Bundled mic disappointment
The mic that comes bundled with the standard boxed system is sadly a bit of a dud. It sounds a bit dull, even clip mounted, and is too big to be used effectively as a hidden mic. It's a bit big as a clip mic too. I changed my mics to my preferred second hand mic of choice, and am now using Sony ECM-77 mics with my two packs. They're clean, clear and reasonably easy to get hold of second hand.
One minor sort of non-issue with the UWP-D is that the 3.5mm jack is wired differently to that of Sennheiser... meaning mics wired for Sennheiser won't work, without rewiring or an adapter, on the Sony packs. As someone who doesn't mind a bit of soldering I re-terminated some ECM-77's myself, but anyone not comfortable with a soldering iron can get them done by a professional for about £20 per lav mic.
To conclude, the Sony UWP-D wireless series is a very capable system.
It has great sound quality, is relatively easy to use, has backwards compatibility with older Sony systems and has numerous powering options for modern workflows.

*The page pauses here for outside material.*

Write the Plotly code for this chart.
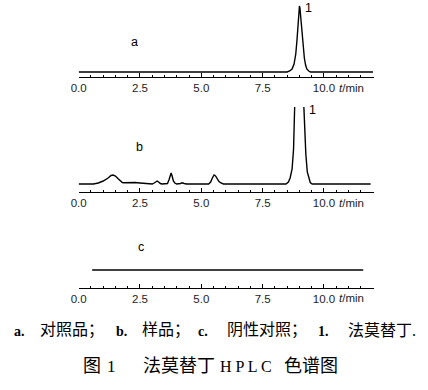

But, the mic that is bundled should probably be binned (or kept as a last resort emergency backup), and the noise introduced at mic level by the USB powering from the same source at the recorder is really unacceptable
I truly believe that this system is better than Sennheisers G3 system. It should be equal or better than the upcoming G4 system too, but the G4 has the bonus feature of a 50mW power mode for extended range, which may prove to be the downfall of the Sony UWP-D system if it doesn't get an upgrade.